Assassinating Óscar Pérez, Chavismo Shatters the Myth of the Peaceful Endgame

The paramilitary operation that killed rebel pilot Óscar Pérez destroyed more than the house where he was hiding and Venezuelans aren’t quite over the shock yet.

Yesterday, a man who rebelled against a totalitarian regime was executed during a raid in violation of all applicable laws. He, his family and Human Rights groups raised the alarm over his imminent execution. Paramilitary groups, created and financed by the state, seemingly played a leading role and the government confirmed that Óscar Pérez was dead more than 24 hours after the raid.
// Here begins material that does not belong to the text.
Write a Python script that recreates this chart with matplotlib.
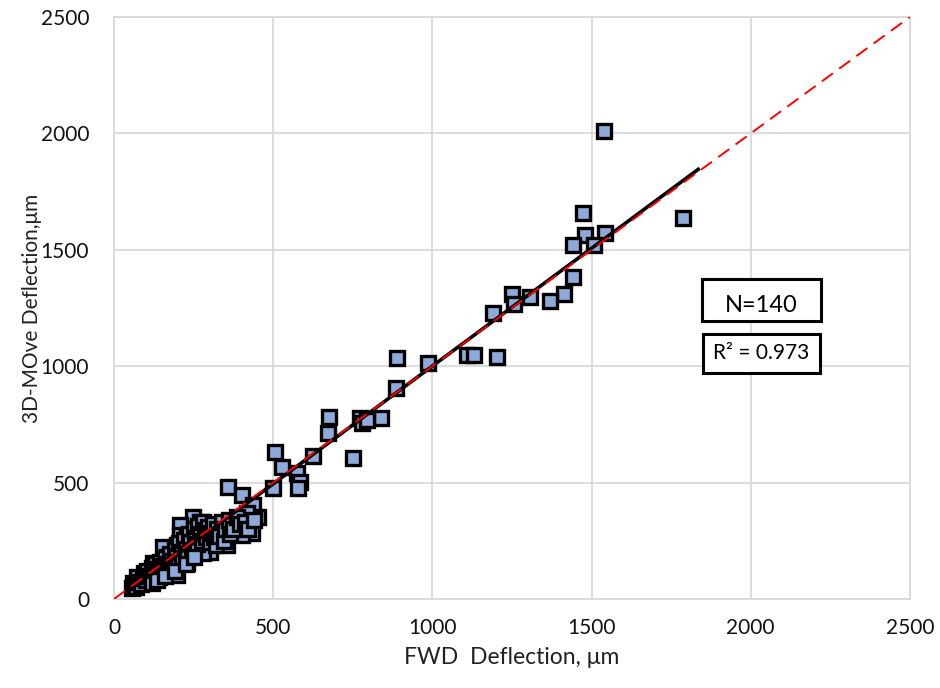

However, from the reactions of the media and our political establishment, you’d think that it was all a storm in a Twitter tea cup. Primero Justicia, to its credit, seeked a parliamentary debate only to be overruled by the new Speaker. The result is painful silence at best, clueless irony at worst. It was Venezuelan Twitter, at its most suicidal and snarky.

But I don’t think snark alone explains the reactions to Óscar Pérez’ demise; Pérez always stood out as an uncomfortable symbol of the real nature of our predicament, and the slim chances of a peaceful endgame.
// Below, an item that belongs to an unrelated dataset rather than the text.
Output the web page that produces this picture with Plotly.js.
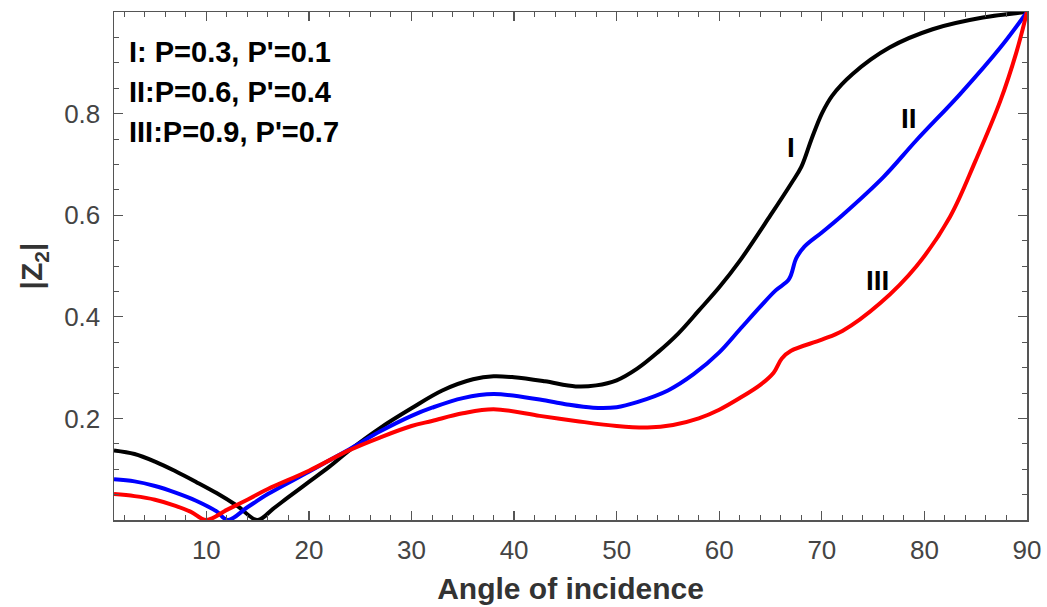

For those taking part in the quixotic dialogue in the Dominican Republic, he’s a painful reminder of the hopelessness of their negotiating posture. His presence and, now, his absence gnaw at the earnest, well-meaning intellectuals who nonetheless must realize the chances that a gang of thugs will hand over power voluntarily are vanishingly slim.
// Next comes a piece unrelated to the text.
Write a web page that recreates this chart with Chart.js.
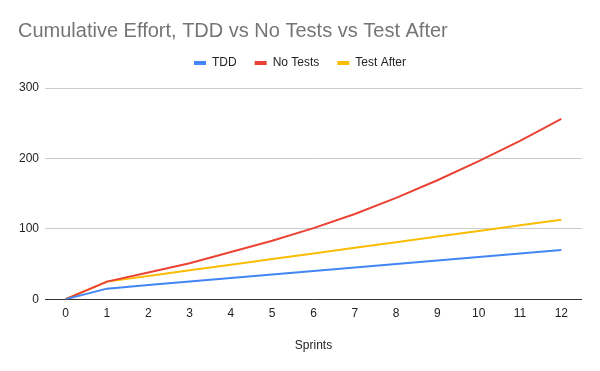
<!DOCTYPE html>
<html>
<head>
<meta charset="utf-8">
<script src="https://cdn.jsdelivr.net/npm/chart.js@4"></script>
<style>
  html, body { margin: 0; padding: 0; background: #fff; }
  #wrap { width: 600px; height: 371px; }
</style>
</head>
<body>
<div id="wrap"><canvas id="myChart" width="600" height="371"></canvas></div>
<script>
// data
let sprints = ['0', '1', '2', '3', '4', '5', '6', '7', '8', '9', '10', '11', '12'];
let tddEffort = [0, 15, 20, 25, 30, 35, 40, 45, 50, 55, 60, 65, 70];
let noTestsEffort = [0, 25, 38, 51, 67, 83, 101, 121, 144, 169, 196, 225, 256];
let testAfterEffort = [0, 25, 33, 41, 49, 57, 65, 73, 81, 89, 97, 105, 113];

const fontName = "'Liberation Sans', Arial, sans-serif";

function makeDataset(label, data, color) {
    return {
        label: label,
        data: data,
        borderColor: color,
        backgroundColor: color,
        borderWidth: 2,
        pointRadius: 0,
        tension: 0
    };
}

// add some space below the legend
const legendSpacer = {
    id: 'legendSpacer',
    beforeInit(chart) {
        const origFit = chart.legend.fit;
        chart.legend.fit = function () {
            origFit.bind(chart.legend)();
            this.height += 9;
        };
    }
};

const ctx = document.getElementById('myChart').getContext('2d');
let myChart = new Chart(ctx, {
    type: 'line',
    data: {
        labels: sprints,
        datasets: [
            makeDataset('TDD', tddEffort, '#4285F4'),
            makeDataset('No Tests', noTestsEffort, '#EA4335'),
            makeDataset('Test After', testAfterEffort, '#FBBC04')
        ]
    },
    plugins: [legendSpacer],
    options: {
        responsive: false,
        animation: false,
        layout: {
            padding: { left: 18, right: 18, top: 0, bottom: 18 }
        },
        plugins: {
            title: {
                display: true,
                text: 'Cumulative Effort, TDD vs No Tests vs Test After',
                align: 'start',
                color: '#757575',
                font: { family: fontName, size: 20, weight: 'normal' },
                padding: { top: 19, bottom: -4 }
            },
            legend: {
                display: true,
                labels: {
                    boxWidth: 12,
                    boxHeight: 4,
                    padding: 18,
                    color: '#222',
                    font: { family: fontName, size: 12 },
                    generateLabels: function (chart) {
                        let items = Chart.defaults.plugins.legend.labels.generateLabels(chart);
                        items.forEach(function (it) { it.lineWidth = 0; });
                        return items;
                    }
                }
            },
            tooltip: { enabled: false }
        },
        scales: {
            x: {
                offset: true,
                grid: { display: false, drawTicks: false },
                border: { display: false },
                ticks: {
                    color: '#222',
                    font: { family: fontName, size: 12 },
                    padding: 7,
                    maxRotation: 0,
                    autoSkip: false
                },
                title: {
                    display: true,
                    text: 'Sprints',
                    color: '#222',
                    font: { family: fontName, size: 12 },
                    padding: { top: 11, bottom: 0 }
                }
            },
            y: {
                min: 0,
                max: 300,
                grid: {
                    drawTicks: false,
                    color: function (c) { return c.tick && c.tick.value === 0 ? '#333' : '#cccccc'; },
                    lineWidth: 1
                },
                border: { display: false },
                ticks: {
                    stepSize: 100,
                    color: '#222',
                    font: { family: fontName, size: 12 },
                    padding: 6
                },
                afterFit: function (scale) { scale.width = 27; }
            }
        }
    }
});
</script>
</body>
</html>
We’re so used to dismiss as crazy those who argue that violence may be the only alternative to end the dictatorship, that we kind of do it automatically now.

Deep down, we all know there may be no outcome other than violence and chaos. Oscar Pérez faced that reality and did what none of us dare to: he embraced it.

For the diaspora and the more “radical” factions of the opposition, he is evidence of the terrible price of the solutions they advocate, the physical courage it calls for, the probability of a deadly outcome and the long odds of success against a ruthless and heavily armed kleptocracy.

The raid shows what the real price of a war would be.

Before his death, Pérez could be dismissed as a sideshow, a false flag, an actor paid by the government to string the “radicals” along. He even acted in an action b-movie and had a colorful Instagram account  we could laugh at. He was religious and irony-free.

Not anymore.

For all the times we’ve said “don’t you get it, this is a dictatorship that will stop at nothing to keep power”, looks like we didn’t really get it. Óscar Pérez’ gruesome death brings home a reality we’ve spent years trying to repress, to wish away. We’re so used to dismiss as crazy those who argue that violence may be the only alternative to end the dictatorship, that we kind of do it automatically now. But even some of our most eminent intellectuals argue that force may be the only way out of this.

Óscar Pérez never really had a chance, but morally, it’s difficult to condemn what he did. His death gnaws at a nation. It puts violence at the center of the national debate in all its bloody, life-destroying reality our last hope, doubling as our biggest fear.